#### The task
Report every line in the listing below where the string "chart" shows up.

Collection entries
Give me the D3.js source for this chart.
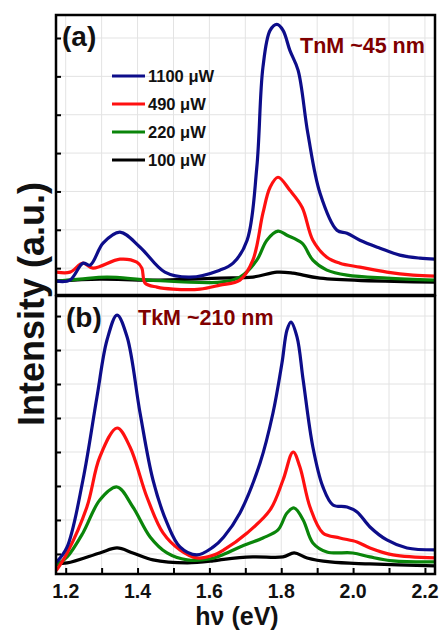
<!DOCTYPE html>
<html><head><meta charset="utf-8">
<script src="https://cdn.jsdelivr.net/npm/d3@7"></script>
<style>body{margin:0;background:#fff}svg{display:block}</style>
</head><body>
<script>
// ---------- DATA ----------
const seriesLabels = ["1100 \u03bcW", "490 \u03bcW", "220 \u03bcW", "100 \u03bcW"];
const seriesColors = ["#0d0d8a", "#ff1010", "#0a850a", "#000000"];

const xDomain = [1.173, 2.228];
const xMajorTicks = [1.2, 1.4, 1.6, 1.8, 2.0, 2.2];
const xTickLabels = ["1.2", "1.4", "1.6", "1.8", "2.0", "2.2"];
const xGridTicks = [1.2, 1.3, 1.4, 1.5, 1.6, 1.7, 1.8, 1.9, 2.0, 2.1, 2.2];
const yTicksA = [1, 2, 3, 4, 5, 6, 7];
const yTicksB = [1, 2, 3, 4, 5, 6, 7, 8];
const yDomainA = [0.3, 7.6];
const yDomainB = [0.41, 8.59];

// Panel (a): TnM ~45 nm
const a1100 = [[1.175,0.661],[1.212,0.688],[1.248,1.130],[1.268,1.078],[1.304,1.651],[1.351,1.938],[1.407,1.547],[1.476,0.896],[1.546,0.766],[1.629,0.948],[1.666,1.130],[1.705,1.729],[1.732,3.630],[1.749,6.234],[1.769,7.198],[1.788,7.354],[1.805,7.200],[1.824,6.677],[1.847,6.156],[1.874,4.516],[1.908,2.953],[1.955,1.990],[1.983,1.911],[2.019,1.729],[2.075,1.521],[2.130,1.339],[2.186,1.260],[2.228,1.234]];
const a490 = [[1.175,0.896],[1.212,0.896],[1.248,1.130],[1.276,1.000],[1.351,1.234],[1.398,1.156],[1.412,1.000],[1.421,0.609],[1.454,0.505],[1.499,0.453],[1.574,0.453],[1.629,0.557],[1.685,0.688],[1.721,1.208],[1.749,2.432],[1.769,3.109],[1.791,3.370],[1.824,3.031],[1.858,2.589],[1.888,1.729],[1.927,1.286],[1.963,1.130],[2.019,1.026],[2.094,0.896],[2.167,0.818],[2.228,0.792]];
const a220 = [[1.175,0.661],[1.240,0.714],[1.315,0.766],[1.435,0.688],[1.629,0.635],[1.685,0.766],[1.732,1.208],[1.760,1.729],[1.791,1.964],[1.816,1.859],[1.858,1.651],[1.888,1.208],[1.927,0.948],[1.983,0.818],[2.094,0.740],[2.228,0.688]];
const a100 = [[1.175,0.661],[1.295,0.714],[1.435,0.688],[1.629,0.740],[1.721,0.766],[1.788,0.896],[1.833,0.870],[1.908,0.740],[2.228,0.635]];

// Panel (b): TkM ~210 nm
const b1100 = [[1.175,0.765],[1.204,1.206],[1.248,3.176],[1.287,5.618],[1.315,7.294],[1.343,8.029],[1.371,7.382],[1.407,5.147],[1.443,3.176],[1.482,1.912],[1.518,1.206],[1.565,0.971],[1.610,1.200],[1.640,1.500],[1.685,2.206],[1.741,3.676],[1.777,5.147],[1.802,6.618],[1.816,7.588],[1.827,7.824],[1.844,7.382],[1.861,6.118],[1.888,4.147],[1.916,2.971],[1.944,2.441],[1.983,2.382],[2.011,2.235],[2.047,1.794],[2.094,1.412],[2.150,1.176],[2.228,1.118]];
const b490 = [[1.175,0.529],[1.204,1.029],[1.259,2.382],[1.295,3.853],[1.343,4.706],[1.379,4.147],[1.426,2.676],[1.471,1.618],[1.518,1.118],[1.565,0.882],[1.610,0.960],[1.640,1.120],[1.705,1.618],[1.769,2.294],[1.805,3.176],[1.833,4.000],[1.852,3.559],[1.880,2.382],[1.916,1.618],[1.963,1.471],[2.011,1.353],[2.047,1.176],[2.111,0.971],[2.228,0.882]];
const b220 = [[1.175,0.676],[1.204,0.912],[1.248,1.618],[1.295,2.588],[1.343,2.971],[1.387,2.382],[1.435,1.500],[1.482,1.029],[1.538,0.824],[1.600,0.850],[1.640,0.990],[1.685,1.206],[1.749,1.471],[1.791,1.706],[1.816,2.206],[1.836,2.353],[1.861,2.000],[1.888,1.324],[1.927,1.059],[1.999,1.029],[2.047,0.912],[2.111,0.794],[2.228,0.765]];
const b100 = [[1.175,0.735],[1.204,0.735],[1.295,1.029],[1.343,1.176],[1.387,1.029],[1.443,0.824],[1.538,0.735],[1.610,0.794],[1.640,0.840],[1.721,0.912],[1.805,0.912],[1.836,1.029],[1.872,0.882],[1.936,0.765],[2.047,0.706],[2.228,0.647]];

// ---------- DRAW ----------
const W = 440, H = 630;
const left = 56, right = 435;
const panelA = {top: 15, bottom: 295, domain: yDomainA, ticks: yTicksA, data: [a1100, a490, a220, a100], id: "a"};
const panelB = {top: 296, bottom: 574, domain: yDomainB, ticks: yTicksB, data: [b1100, b490, b220, b100], id: "b"};
const FONT = "'Liberation Sans', Arial, Helvetica, sans-serif";

const svg = d3.select("body").append("svg").attr("width", W).attr("height", H)
  .style("font-family", FONT);

const x = d3.scaleLinear().domain(xDomain).range([left, right]);

function drawPanel(p) {
  const y = d3.scaleLinear().domain(p.domain).range([p.bottom, p.top]);
  const g = svg.append("g");
  g.append("clipPath").attr("id", "clip" + p.id).append("rect")
    .attr("x", left).attr("y", p.top).attr("width", right - left).attr("height", p.bottom - p.top);
  g.selectAll(".vg").data(xGridTicks).join("line")
    .attr("x1", d => x(d)).attr("x2", d => x(d)).attr("y1", p.top).attr("y2", p.bottom)
    .attr("stroke", "#e3e3e3").attr("stroke-width", 1);
  g.selectAll(".hg").data(p.ticks).join("line")
    .attr("x1", left).attr("x2", right).attr("y1", d => y(d)).attr("y2", d => y(d))
    .attr("stroke", "#e3e3e3").attr("stroke-width", 1);
  const ax = g.append("g").attr("transform", `translate(${left},0)`)
    .call(d3.axisLeft(y).tickValues(p.ticks).tickSize(-5).tickFormat(""));
  ax.select(".domain").remove();
  ax.selectAll("line").attr("stroke", "#000").attr("stroke-width", 2);
  const line = d3.line().x(d => x(d[0])).y(d => y(d[1])).curve(d3.curveCatmullRom.alpha(0.5));
  const lg = g.append("g").attr("clip-path", `url(#clip${p.id})`);
  p.data.slice().reverse().forEach((s, i) => {
    const idx = p.data.length - 1 - i;
    lg.append("path").attr("d", line(s)).attr("fill", "none")
      .attr("stroke", seriesColors[idx]).attr("stroke-width", 3.2)
      .attr("stroke-linejoin", "round").attr("stroke-linecap", "round");
  });
  g.append("rect").attr("x", left).attr("y", p.top).attr("width", right - left).attr("height", p.bottom - p.top)
    .attr("fill", "none").attr("stroke", "#000").attr("stroke-width", 2.5);
  return y;
}

drawPanel(panelA);
drawPanel(panelB);

const bx = svg.append("g").attr("transform", `translate(0,${panelB.bottom})`)
  .call(d3.axisBottom(x).tickValues(xGridTicks).tickSize(-6).tickFormat(""));
bx.select(".domain").remove();
bx.selectAll("line").attr("stroke", "#000").attr("stroke-width", 2);
svg.selectAll(".xlab").data(xMajorTicks).join("text")
  .attr("x", d => x(d)).attr("y", 598).attr("text-anchor", "middle")
  .attr("font-size", 19.5).attr("font-weight", "bold").attr("fill", "#111")
  .text((d, i) => xTickLabels[i]);

svg.append("text").attr("x", 237).attr("y", 625).attr("text-anchor", "middle")
  .attr("font-size", 25).attr("font-weight", "bold").attr("fill", "#111").text("h\u03bd (eV)");
svg.append("text").attr("transform", "translate(44,304) rotate(-90)").attr("text-anchor", "middle")
  .attr("font-size", 36).attr("font-weight", "bold").attr("fill", "#111").text("Intensity (a.u.)");

svg.append("text").attr("x", 62).attr("y", 46).attr("font-size", 28).attr("font-weight", "bold").attr("fill", "#111").text("(a)");
svg.append("text").attr("x", 66).attr("y", 327).attr("font-size", 28).attr("font-weight", "bold").attr("fill", "#111").text("(b)");
svg.append("text").attr("x", 300).attr("y", 53).attr("font-size", 21.5).attr("font-weight", "bold").attr("fill", "#800000").text("TnM ~45 nm");
svg.append("text").attr("x", 138).attr("y", 325).attr("font-size", 21.5).attr("font-weight", "bold").attr("fill", "#800000").text("TkM ~210 nm");

const leg = svg.append("g");
seriesLabels.forEach((lab, i) => {
  const yy = 76 + i * 28;
  leg.append("line").attr("x1", 112).attr("x2", 145).attr("y1", yy).attr("y2", yy)
    .attr("stroke", seriesColors[i]).attr("stroke-width", 3.2);
  leg.append("text").attr("x", 148).attr("y", yy + 6).attr("font-size", 16.5).attr("font-weight", "bold")
    .attr("fill", "#111").text(lab);
});
</script>
</body></html>
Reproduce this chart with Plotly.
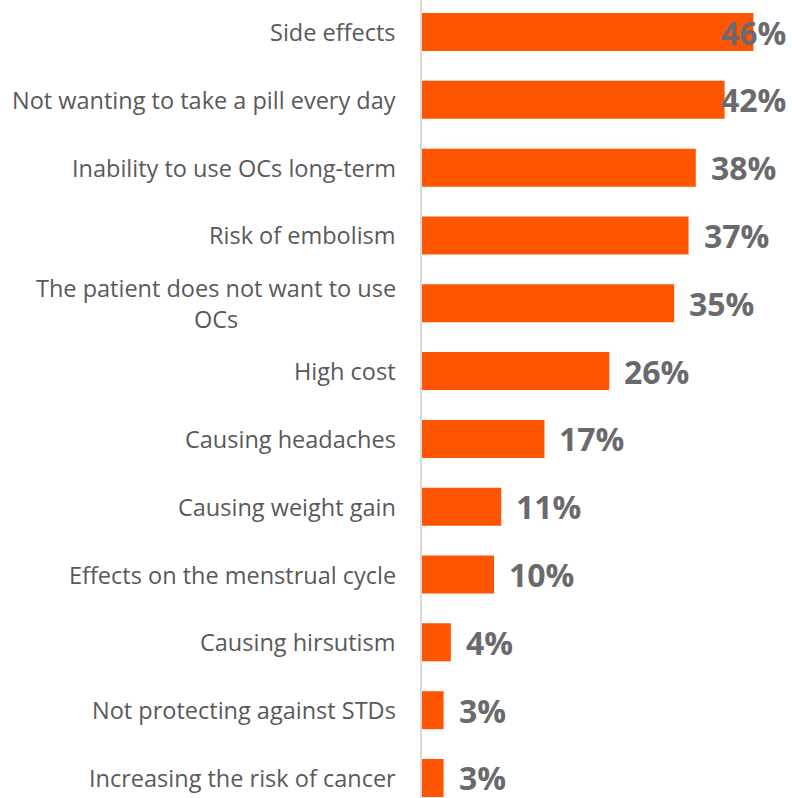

#### Exercise response
Give me the D3.js source for this chart.
Reproduce this chart with Plotly.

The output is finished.